** Start **
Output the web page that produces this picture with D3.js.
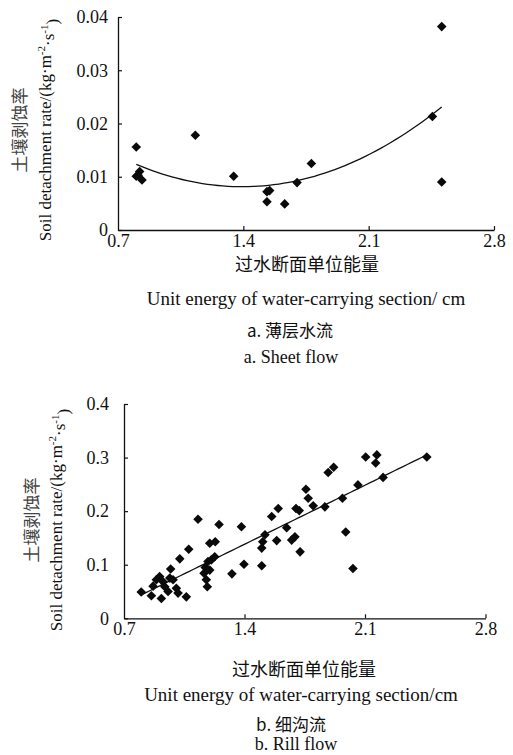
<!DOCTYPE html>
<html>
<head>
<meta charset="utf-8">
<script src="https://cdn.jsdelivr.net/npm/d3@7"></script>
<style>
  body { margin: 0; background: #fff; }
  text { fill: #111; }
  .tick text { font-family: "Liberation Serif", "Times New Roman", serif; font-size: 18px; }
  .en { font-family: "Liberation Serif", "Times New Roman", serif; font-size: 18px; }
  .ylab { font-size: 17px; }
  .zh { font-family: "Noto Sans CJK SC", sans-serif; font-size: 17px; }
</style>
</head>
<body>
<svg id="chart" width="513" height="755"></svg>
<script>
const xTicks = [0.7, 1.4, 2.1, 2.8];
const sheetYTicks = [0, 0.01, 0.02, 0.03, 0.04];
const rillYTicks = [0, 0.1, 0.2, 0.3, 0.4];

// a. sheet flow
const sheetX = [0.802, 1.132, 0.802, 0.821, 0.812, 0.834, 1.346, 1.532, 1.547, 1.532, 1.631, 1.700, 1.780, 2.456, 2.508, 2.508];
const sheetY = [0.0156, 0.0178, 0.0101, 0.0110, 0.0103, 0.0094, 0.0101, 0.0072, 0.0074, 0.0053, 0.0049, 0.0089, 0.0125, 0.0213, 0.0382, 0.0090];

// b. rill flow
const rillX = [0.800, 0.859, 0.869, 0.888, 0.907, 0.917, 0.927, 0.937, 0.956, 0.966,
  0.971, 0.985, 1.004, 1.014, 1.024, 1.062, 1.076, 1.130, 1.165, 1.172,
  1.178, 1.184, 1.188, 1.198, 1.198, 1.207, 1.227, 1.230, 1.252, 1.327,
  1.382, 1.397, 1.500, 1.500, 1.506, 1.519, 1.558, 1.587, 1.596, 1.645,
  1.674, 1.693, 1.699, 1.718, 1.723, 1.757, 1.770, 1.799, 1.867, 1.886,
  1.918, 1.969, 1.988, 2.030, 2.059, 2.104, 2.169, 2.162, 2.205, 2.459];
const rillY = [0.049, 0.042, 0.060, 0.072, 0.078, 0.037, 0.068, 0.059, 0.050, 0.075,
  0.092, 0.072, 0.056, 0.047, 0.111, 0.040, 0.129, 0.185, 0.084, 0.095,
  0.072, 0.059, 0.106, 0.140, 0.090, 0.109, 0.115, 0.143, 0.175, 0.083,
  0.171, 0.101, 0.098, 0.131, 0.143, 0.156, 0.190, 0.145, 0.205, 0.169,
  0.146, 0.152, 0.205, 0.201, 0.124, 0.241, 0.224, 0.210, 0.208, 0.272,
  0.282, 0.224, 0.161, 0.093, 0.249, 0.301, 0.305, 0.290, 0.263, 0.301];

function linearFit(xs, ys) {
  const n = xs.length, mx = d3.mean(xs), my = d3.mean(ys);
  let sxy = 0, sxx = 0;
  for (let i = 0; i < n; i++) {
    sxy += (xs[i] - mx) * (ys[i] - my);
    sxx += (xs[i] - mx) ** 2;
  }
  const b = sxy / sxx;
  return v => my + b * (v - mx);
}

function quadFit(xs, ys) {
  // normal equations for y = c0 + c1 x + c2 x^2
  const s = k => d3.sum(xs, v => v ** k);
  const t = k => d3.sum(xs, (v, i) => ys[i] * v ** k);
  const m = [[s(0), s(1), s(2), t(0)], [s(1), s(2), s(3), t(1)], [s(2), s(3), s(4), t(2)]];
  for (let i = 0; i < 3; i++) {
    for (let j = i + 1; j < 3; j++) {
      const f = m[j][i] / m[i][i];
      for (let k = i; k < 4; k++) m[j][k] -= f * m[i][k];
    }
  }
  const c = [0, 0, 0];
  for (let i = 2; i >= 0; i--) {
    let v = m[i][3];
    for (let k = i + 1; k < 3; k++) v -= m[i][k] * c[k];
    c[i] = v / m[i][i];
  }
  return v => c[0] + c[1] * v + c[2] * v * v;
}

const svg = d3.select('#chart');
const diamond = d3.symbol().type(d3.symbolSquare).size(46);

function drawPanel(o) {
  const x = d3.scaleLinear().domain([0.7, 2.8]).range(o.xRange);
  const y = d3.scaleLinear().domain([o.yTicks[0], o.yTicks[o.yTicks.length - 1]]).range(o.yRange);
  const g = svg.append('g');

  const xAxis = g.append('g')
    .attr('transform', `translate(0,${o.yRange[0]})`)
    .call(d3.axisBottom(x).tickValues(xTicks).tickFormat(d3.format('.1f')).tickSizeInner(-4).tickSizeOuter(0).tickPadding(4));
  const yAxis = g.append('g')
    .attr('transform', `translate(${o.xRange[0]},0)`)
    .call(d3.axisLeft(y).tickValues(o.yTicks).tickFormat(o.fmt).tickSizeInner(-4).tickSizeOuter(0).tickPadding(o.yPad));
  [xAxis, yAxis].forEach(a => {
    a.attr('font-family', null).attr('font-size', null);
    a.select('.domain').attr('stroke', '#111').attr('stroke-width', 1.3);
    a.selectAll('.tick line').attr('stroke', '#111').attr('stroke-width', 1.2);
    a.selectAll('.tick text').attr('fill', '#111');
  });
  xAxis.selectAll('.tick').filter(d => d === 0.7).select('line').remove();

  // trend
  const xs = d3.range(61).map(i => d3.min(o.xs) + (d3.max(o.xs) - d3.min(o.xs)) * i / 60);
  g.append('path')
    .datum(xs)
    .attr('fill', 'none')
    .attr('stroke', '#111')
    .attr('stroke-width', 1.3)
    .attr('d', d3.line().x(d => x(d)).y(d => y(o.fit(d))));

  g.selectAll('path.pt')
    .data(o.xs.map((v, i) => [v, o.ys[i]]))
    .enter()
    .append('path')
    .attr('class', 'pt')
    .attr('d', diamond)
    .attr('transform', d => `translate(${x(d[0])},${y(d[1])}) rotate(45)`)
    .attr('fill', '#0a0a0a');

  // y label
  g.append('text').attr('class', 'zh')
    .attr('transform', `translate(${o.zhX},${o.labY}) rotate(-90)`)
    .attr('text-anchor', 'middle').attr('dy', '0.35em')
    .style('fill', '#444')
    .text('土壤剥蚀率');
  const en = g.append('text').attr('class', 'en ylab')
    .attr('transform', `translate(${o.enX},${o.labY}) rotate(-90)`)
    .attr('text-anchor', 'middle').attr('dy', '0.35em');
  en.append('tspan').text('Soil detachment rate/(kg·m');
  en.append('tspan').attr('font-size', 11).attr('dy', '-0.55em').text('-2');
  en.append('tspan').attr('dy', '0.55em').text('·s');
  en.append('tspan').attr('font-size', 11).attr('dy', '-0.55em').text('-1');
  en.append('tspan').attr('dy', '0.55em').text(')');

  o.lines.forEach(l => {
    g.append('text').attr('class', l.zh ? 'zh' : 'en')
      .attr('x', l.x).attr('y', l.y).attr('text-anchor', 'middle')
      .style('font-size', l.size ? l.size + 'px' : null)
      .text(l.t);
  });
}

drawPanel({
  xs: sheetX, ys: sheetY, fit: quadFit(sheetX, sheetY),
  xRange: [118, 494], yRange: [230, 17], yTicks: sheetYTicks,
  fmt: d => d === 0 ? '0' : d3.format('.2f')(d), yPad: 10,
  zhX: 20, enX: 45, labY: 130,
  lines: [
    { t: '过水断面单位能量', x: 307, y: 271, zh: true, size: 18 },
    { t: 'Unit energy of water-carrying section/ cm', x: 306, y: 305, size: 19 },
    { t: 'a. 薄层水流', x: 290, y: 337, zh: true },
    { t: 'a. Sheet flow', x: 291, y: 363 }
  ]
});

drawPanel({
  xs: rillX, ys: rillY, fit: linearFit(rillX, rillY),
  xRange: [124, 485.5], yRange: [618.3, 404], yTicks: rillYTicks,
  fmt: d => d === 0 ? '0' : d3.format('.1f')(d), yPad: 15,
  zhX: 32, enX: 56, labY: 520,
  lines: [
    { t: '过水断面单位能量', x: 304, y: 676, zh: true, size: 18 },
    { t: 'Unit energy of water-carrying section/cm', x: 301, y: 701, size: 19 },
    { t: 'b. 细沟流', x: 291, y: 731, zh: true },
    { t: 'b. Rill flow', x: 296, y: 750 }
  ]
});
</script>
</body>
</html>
** End **
What you should do: Skip the pictures and restate exactly the lines from the beginning of the listing to the line with "const rillYTicks = [0, 0.1, 0.2, 0.3, 0.4];", that line included.

Result of the exercise:
Output the web page that produces this picture with D3.js.
<!DOCTYPE html>
<html>
<head>
<meta charset="utf-8">
<script src="https://cdn.jsdelivr.net/npm/d3@7"></script>
<style>
  body { margin: 0; background: #fff; }
  text { fill: #111; }
  .tick text { font-family: "Liberation Serif", "Times New Roman", serif; font-size: 18px; }
  .en { font-family: "Liberation Serif", "Times New Roman", serif; font-size: 18px; }
  .ylab { font-size: 17px; }
  .zh { font-family: "Noto Sans CJK SC", sans-serif; font-size: 17px; }
</style>
</head>
<body>
<svg id="chart" width="513" height="755"></svg>
<script>
const xTicks = [0.7, 1.4, 2.1, 2.8];
const sheetYTicks = [0, 0.01, 0.02, 0.03, 0.04];
const rillYTicks = [0, 0.1, 0.2, 0.3, 0.4];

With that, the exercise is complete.